Looking him in the eye, the Rebbe said, “Do you have the right to withhold that which you do know?”
OK, that was only a longer and slightly more detailed commentary on what Rabbi Kalmenson said a moment earlier, so not much more was illuminated.
There are actually two problems here. The first is that you should teach only what you are competent to teach. That can be a tough one because human beings are notorious for grossly overestimating what they know and how far their skill sets can take them.

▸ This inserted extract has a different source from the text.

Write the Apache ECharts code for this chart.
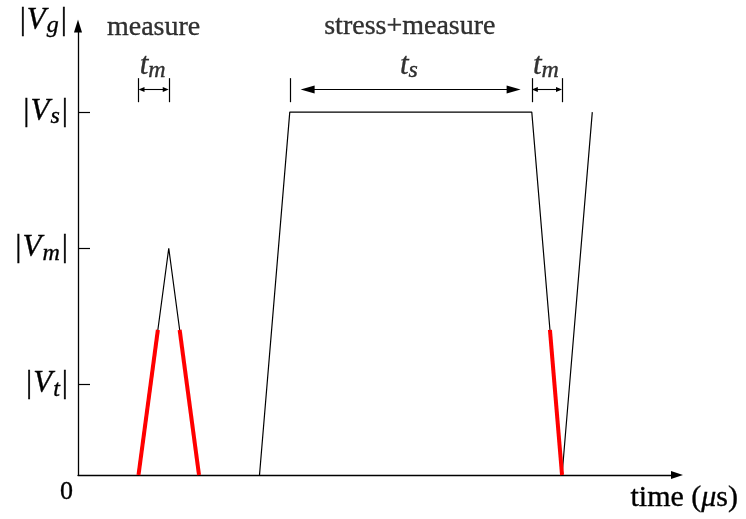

The blogosphere is replete with self-appointed “experts” in their fields, particularly when the field is religion, so it would be easy for someone with limited qualifications, or even a reasonably well-educated person, but with a serious ax to grind, to use Rabbi Kalmenson’s lesson as tacit permission to rattle off whatever “teachings” they feel capable of presenting to a spiritually hungry and needy audience.
I can’t speak for all bloggers everywhere, but for my own part, I make every effort to teach and write within the boundaries of my knowledge. I also have a trusted friend or two who, behind the scenes, lets me know when I’ve gone a bit too far.
But what about the second problem?
Say that as a student, I have the right, even the obligation, to teach, to inform, to educate, to share information with those uninformed; but how dare I encourage others when it comes to Jewish observance? How can I promote the practice of a lifestyle that I myself continue to struggle with?
That is an absolutely excellent question, and one that we should all consider when consulting the various blogs out there (including mine) that suggest how to go about living a moral, ethical, and spiritual lifestyle. How can you know if the author is living up to the standards he or she is teaching to others?
The Rebbe had an answer for that one, too.
A college student once approached the Rebbe in the middle of a chassidic gathering to greet him with a l’chaim. The Rebbe turned and asked him if he was involved with encouraging and helping his fellow students to put on tefillin every day.”But Rebbe,” admitted the young man, “I myself don’t put on tefillin every day!”
“Why is that their fault…?” replied the Rebbe, with a smile.
In sum, Judaism teaches that you don’t have to be rich to give to the poor, you don’t have to be a scholar in order to teach the ignorant, and you don’t have to be perfect in order to help others perfect themselves.
That’s absolutely amazing and explains why the poor can give to the poorer or sometimes, even to the rich. You don’t have to be perfect. You don’t have to have a perfect religious or spiritual walk. Granted, I don’t think the Rebbe was suggesting that it’s OK to be a phony, a hypocrite, or a charlatan, but it is OK to be an honest and well-meaning person with a limited skill set and who struggles with their walk of faith and to still teach what they know and what you know to others. I guess on that basis, I’ll continue to blog for a bit longer. You never know what might happen as a result.
What can the poor man give? The answer is, whatever he has. Jesus talked about this too, but he used more concrete terms in his parable.
And he sat down opposite the treasury and watched the people putting money into the offering box. Many rich people put in large sums. And a poor widow came and put in two small copper coins, which make a penny. And he called his disciples to him and said to them, “Truly, I say to you, this poor widow has put in more than all those who are contributing to the offering box. For they all contributed out of their abundance, but she out of her poverty has put in everything she had, all she had to live on.” –Mark 12:41-44 (ESV)
Now imagine that instead of material funds, the Master was talking about what you know, how you encourage, and your example of living out your faith.
What do you have to give? What do I?